The Army could make any number of decisions, including discharging him or letting him stay in, perhaps by giving him temporary retirement until he is recovered.
  White appreciates that there are troops more seriously injured than he who will never walk or be independent again. He shares with them a sense of life-altering limitations and expectations.
  "I went from being a person who was active 20 hours a day to being able to do nothing," White said "If I can't work on cars anymore, I think I'd like to be retrained to work on computers. I read technical manuals like novels."
  White acknowledges his life has sometimes been a battle with himself. In 1978, White dropped out of Snohomish High School in 10th grade and joined the Army. It gave him structure and focus. He earned his high school diploma, some college credits and vehicle mechanic certifications. In 1992, he left the Army to work as a mechanic but later joined the Oregon National Guard, then moved to Yakima and transferred to the Washington National Guard. White's immediate goal is to be cleared to walk on his leg by April.

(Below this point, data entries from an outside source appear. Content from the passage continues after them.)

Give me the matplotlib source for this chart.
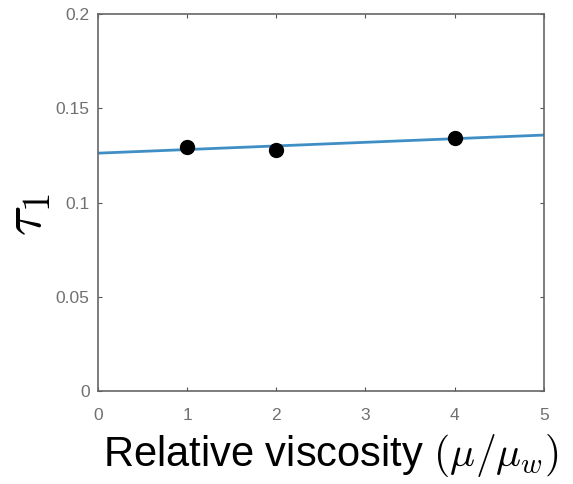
import numpy as np
import matplotlib
matplotlib.use('Agg')
import matplotlib.pyplot as plt

# data
visc = [1, 2, 4]
tau1 = [0.1294, 0.1278, 0.1345]
fit_x = [0, 5]
fit_y = [0.1262, 0.1358]
xticks = [0, 1, 2, 3, 4, 5]
yticks = [0, 0.05, 0.1, 0.15, 0.2]
ytick_labels = ['0', '0.05', '0.1', '0.15', '0.2']

plt.rcParams['font.family'] = ['Liberation Sans', 'DejaVu Sans']
plt.rcParams['mathtext.fontset'] = 'cm'

fig = plt.figure(figsize=(5.73, 4.84), dpi=100)
ax = fig.add_axes([0.171, 0.192, 0.778, 0.779])

ax.plot(fit_x, fit_y, color='#3f8fc6', lw=2, zorder=2)
ax.plot(visc, tau1, 'o', color='black', markersize=10, zorder=3)

ax.set_xlim(0, 5)
ax.set_ylim(0, 0.2)
ax.set_xticks(xticks)
ax.set_yticks(yticks)
ax.set_yticklabels(ytick_labels)
ax.tick_params(direction='in', length=3, width=0.8, colors='#555555',
               labelcolor='#707070', labelsize=12.5, top=True, right=True)
ax.tick_params(axis='x', pad=12)
ax.tick_params(axis='y', pad=6)
for s in ax.spines.values():
    s.set_color('#666666')
    s.set_linewidth(1.2)

ax.set_xlabel(r'Relative viscosity $(\mu/\mu_w)$', fontsize=30, va='top')
ax.xaxis.set_label_coords(0.522, -0.108)
ax.set_ylabel(r'$\tau_1$', fontsize=40, va='bottom')
ax.yaxis.set_label_coords(-0.1, 0.467)

fig.savefig('out.png', dpi=100)
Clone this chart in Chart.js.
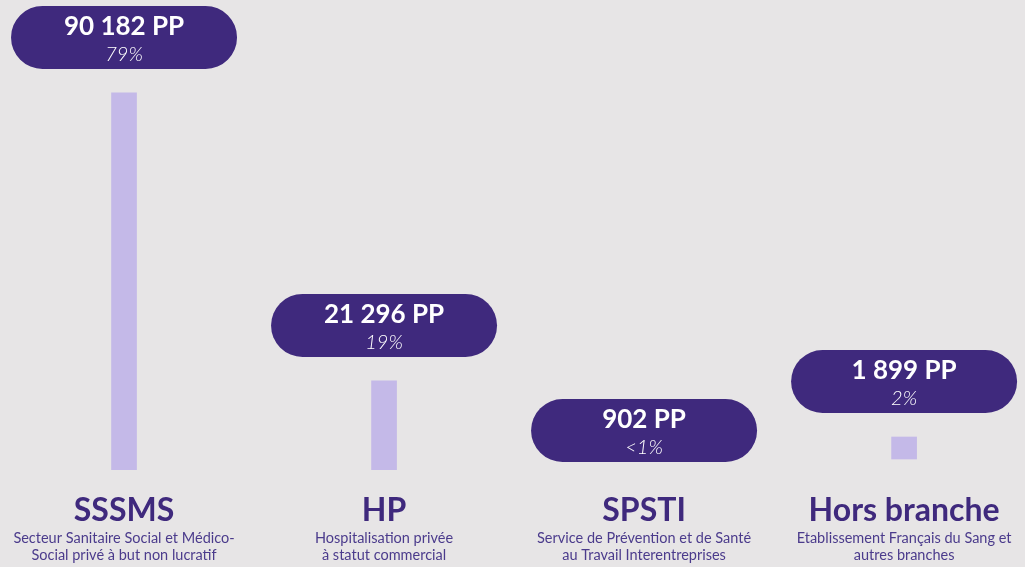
<!DOCTYPE html>
<html lang="fr">
<head>
    <meta charset="UTF-8">
    <title>Effectifs par branche</title>
    <script src="https://cdn.jsdelivr.net/npm/chart.js"></script>
    <style>
        body {
            margin: 0;
            padding: 0;
            background-color: #e7e5e6;
        }
        .chart-container {
            position: relative;
            width: 1025px;
            height: 567px;
        }
    </style>
</head>
<body>
    <div class="chart-container">
        <canvas id="brancheChart"></canvas>
    </div>

    <script>
        // Données
        const categories = ['SSSMS', 'HP', 'SPSTI', 'Hors branche'];
        const sousTitres = [
            ['Secteur Sanitaire Social et Médico-', 'Social privé à but non lucratif'],
            ['Hospitalisation privée', 'à statut commercial'],
            ['Service de Prévention et de Santé', 'au Travail Interentreprises'],
            ['Etablissement Français du Sang et', 'autres branches']
        ];
        const effectifs = ['90 182 PP', '21 296 PP', '902 PP', '1 899 PP'];
        const parts = ['79%', '19%', '<1%', '2%'];
        // barres telles que dessinées (bas / haut)
        const barLow = [0, 0, null, 2630];
        const barHigh = [90182, 21296, null, 7890];

        const violet = '#3f297d';
        const lilas = '#c4b9e8';

        const barData = [];
        barLow.forEach((lo, i) => {
            if (lo !== null) barData.push({ x: i, y: [lo, barHigh[i]] });
        });

        // pastilles + libellés de catégories
        const labelPlugin = {
            id: 'labelPlugin',
            afterDatasetsDraw(chart) {
                const ctx = chart.ctx;
                const xs = chart.scales.x;
                const ys = chart.scales.y;
                const base = ys.getPixelForValue(0);
                categories.forEach((cat, i) => {
                    const x = xs.getPixelForValue(i);
                    let bottom;
                    if (barHigh[i] !== null) {
                        bottom = ys.getPixelForValue(barHigh[i]) - 24;
                    } else {
                        bottom = base - 8;
                    }
                    const w = 226, h = 63, r = h / 2;
                    const left = x - w / 2, top = bottom - h;
                    ctx.save();
                    ctx.fillStyle = violet;
                    ctx.beginPath();
                    ctx.moveTo(left + r, top);
                    ctx.lineTo(left + w - r, top);
                    ctx.arc(left + w - r, top + r, r, -Math.PI / 2, Math.PI / 2);
                    ctx.lineTo(left + r, bottom);
                    ctx.arc(left + r, top + r, r, Math.PI / 2, Math.PI * 1.5);
                    ctx.closePath();
                    ctx.fill();

                    ctx.fillStyle = '#ffffff';
                    ctx.textAlign = 'center';
                    ctx.textBaseline = 'middle';
                    ctx.font = 'bold 26px Lato';
                    ctx.fillText(effectifs[i], x, top + 21);
                    ctx.font = 'italic 300 20px Lato';
                    ctx.fillText(parts[i], x, top + 49);

                    // libellés sous l'axe
                    ctx.fillStyle = violet;
                    ctx.font = 'bold 32px Lato';
                    ctx.fillText(cat, x, 511);
                    ctx.fillStyle = '#4b3b8c';
                    ctx.font = '14.5px Lato';
                    ctx.fillText(sousTitres[i][0], x, 538);
                    ctx.fillText(sousTitres[i][1], x, 555);
                    ctx.restore();
                });
            }
        };

        const ctx = document.getElementById('brancheChart').getContext('2d');
        new Chart(ctx, {
            type: 'bar',
            data: {
                datasets: [{
                    data: barData,
                    backgroundColor: lilas,
                    borderWidth: 0,
                    borderSkipped: false,
                    barThickness: 25
                }]
            },
            options: {
                responsive: true,
                maintainAspectRatio: false,
                animation: false,
                layout: {
                    padding: { top: 0, bottom: 97, left: 0, right: 0 }
                },
                scales: {
                    x: {
                        type: 'linear',
                        display: false,
                        offset: false,
                        min: -0.477,
                        max: 3.465,
                        grid: { display: false }
                    },
                    y: {
                        display: false,
                        min: 0,
                        max: 112400
                    }
                },
                plugins: {
                    legend: { display: false },
                    tooltip: { enabled: false }
                }
            },
            plugins: [labelPlugin]
        });
    </script>
</body>
</html>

  The biggest frustration, however, has been "a foot drop." Nerve damage caused White's toes to involuntarily curl. Results of a recent surgery to relocate the nerve won't be known for months.
  White grows glum. "One reason I'm so open about myself is because it's good therapy," he says.
  At home, White's sister tells him that a Vashon Island woman who has been making and donating quilts to wounded soldiers was herself feeling low recently, wondering if they really made a difference.
  "Oh," White says, eyes brightening as he reviews those hanging in his room. "They make a difference, a big difference."